Make an exact copy of the data below, leaving out every picture.
# # # #
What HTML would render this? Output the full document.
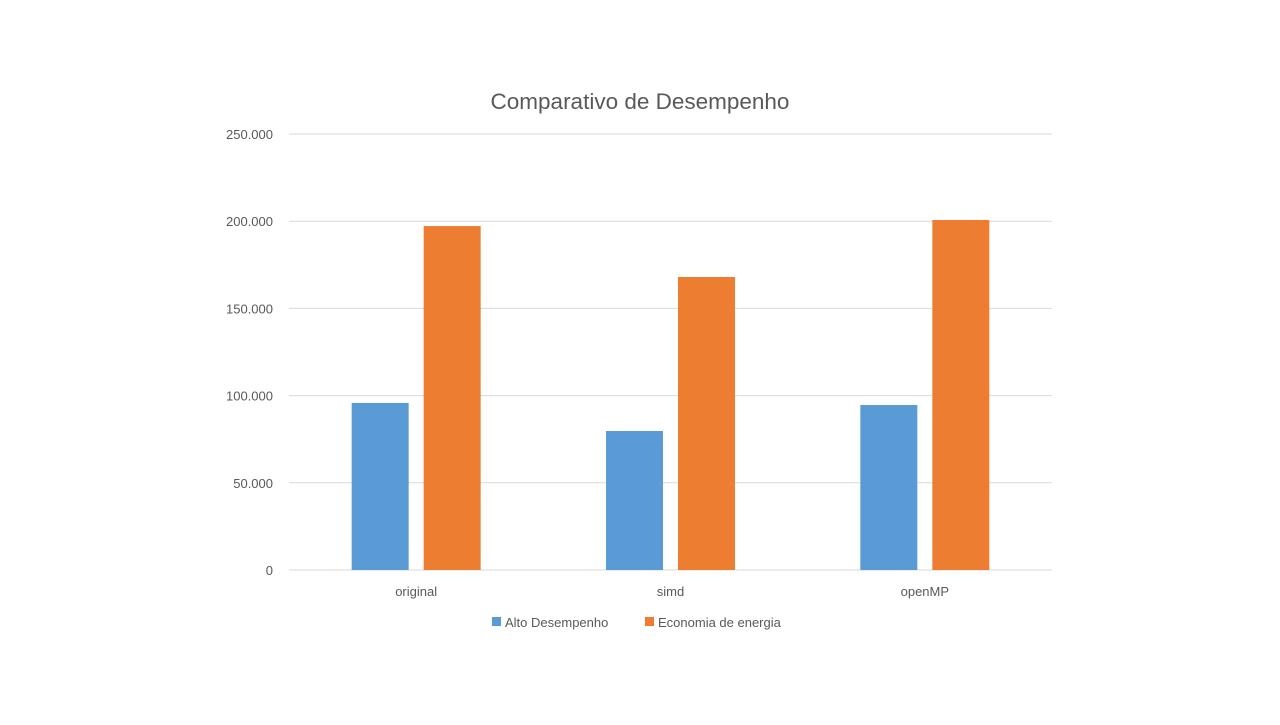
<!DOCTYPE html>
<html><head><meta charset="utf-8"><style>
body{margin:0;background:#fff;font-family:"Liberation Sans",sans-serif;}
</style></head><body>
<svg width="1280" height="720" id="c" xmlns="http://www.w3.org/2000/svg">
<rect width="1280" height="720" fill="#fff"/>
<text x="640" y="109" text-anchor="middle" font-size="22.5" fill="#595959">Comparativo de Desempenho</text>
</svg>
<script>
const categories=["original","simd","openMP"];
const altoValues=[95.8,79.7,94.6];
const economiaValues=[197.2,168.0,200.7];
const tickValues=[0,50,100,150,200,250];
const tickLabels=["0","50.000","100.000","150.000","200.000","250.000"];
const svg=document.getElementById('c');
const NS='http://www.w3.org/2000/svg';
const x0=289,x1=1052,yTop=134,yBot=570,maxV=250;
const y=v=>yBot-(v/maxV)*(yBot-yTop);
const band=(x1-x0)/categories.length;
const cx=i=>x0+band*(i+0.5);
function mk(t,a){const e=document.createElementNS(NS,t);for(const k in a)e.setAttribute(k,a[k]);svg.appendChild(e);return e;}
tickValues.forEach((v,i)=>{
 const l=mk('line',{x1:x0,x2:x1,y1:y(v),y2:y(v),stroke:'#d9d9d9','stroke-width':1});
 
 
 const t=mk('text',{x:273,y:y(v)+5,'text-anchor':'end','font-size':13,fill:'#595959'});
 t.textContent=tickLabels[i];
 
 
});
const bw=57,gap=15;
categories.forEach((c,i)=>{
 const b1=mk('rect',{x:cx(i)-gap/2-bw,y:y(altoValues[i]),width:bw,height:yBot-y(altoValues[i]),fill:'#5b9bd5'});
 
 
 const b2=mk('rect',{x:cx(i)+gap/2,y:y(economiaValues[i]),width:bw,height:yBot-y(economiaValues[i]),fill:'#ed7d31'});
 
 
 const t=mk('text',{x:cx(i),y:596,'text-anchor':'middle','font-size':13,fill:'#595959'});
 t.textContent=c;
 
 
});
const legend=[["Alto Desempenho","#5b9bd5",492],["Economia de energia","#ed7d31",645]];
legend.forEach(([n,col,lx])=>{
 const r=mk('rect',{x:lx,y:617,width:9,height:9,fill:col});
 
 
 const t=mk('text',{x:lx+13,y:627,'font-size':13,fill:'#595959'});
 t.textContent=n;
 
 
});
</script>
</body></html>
# # # #
SOLUTION FOR THIS TASK:
What HTML would render this? Output the full document.
<!DOCTYPE html>
<html><head><meta charset="utf-8"><style>
body{margin:0;background:#fff;font-family:"Liberation Sans",sans-serif;}
</style></head><body>
<svg width="1280" height="720" id="c" xmlns="http://www.w3.org/2000/svg">
<rect width="1280" height="720" fill="#fff"/>
<text x="640" y="109" text-anchor="middle" font-size="22.5" fill="#595959">Comparativo de Desempenho</text>
</svg>
<script>
const categories=["original","simd","openMP"];
const altoValues=[95.8,79.7,94.6];
const economiaValues=[197.2,168.0,200.7];
const tickValues=[0,50,100,150,200,250];
const tickLabels=["0","50.000","100.000","150.000","200.000","250.000"];
const svg=document.getElementById('c');
const NS='http://www.w3.org/2000/svg';
const x0=289,x1=1052,yTop=134,yBot=570,maxV=250;
const y=v=>yBot-(v/maxV)*(yBot-yTop);
const band=(x1-x0)/categories.length;
const cx=i=>x0+band*(i+0.5);
function mk(t,a){const e=document.createElementNS(NS,t);for(const k in a)e.setAttribute(k,a[k]);svg.appendChild(e);return e;}
tickValues.forEach((v,i)=>{
 const l=mk('line',{x1:x0,x2:x1,y1:y(v),y2:y(v),stroke:'#d9d9d9','stroke-width':1});
 
 
 const t=mk('text',{x:273,y:y(v)+5,'text-anchor':'end','font-size':13,fill:'#595959'});
 t.textContent=tickLabels[i];
 
 
});
const bw=57,gap=15;
categories.forEach((c,i)=>{
 const b1=mk('rect',{x:cx(i)-gap/2-bw,y:y(altoValues[i]),width:bw,height:yBot-y(altoValues[i]),fill:'#5b9bd5'});
 
 
 const b2=mk('rect',{x:cx(i)+gap/2,y:y(economiaValues[i]),width:bw,height:yBot-y(economiaValues[i]),fill:'#ed7d31'});
 
 
 const t=mk('text',{x:cx(i),y:596,'text-anchor':'middle','font-size':13,fill:'#595959'});
 t.textContent=c;
 
 
});
const legend=[["Alto Desempenho","#5b9bd5",492],["Economia de energia","#ed7d31",645]];
legend.forEach(([n,col,lx])=>{
 const r=mk('rect',{x:lx,y:617,width:9,height:9,fill:col});
 
 
 const t=mk('text',{x:lx+13,y:627,'font-size':13,fill:'#595959'});
 t.textContent=n;
 
 
});
</script>
</body></html>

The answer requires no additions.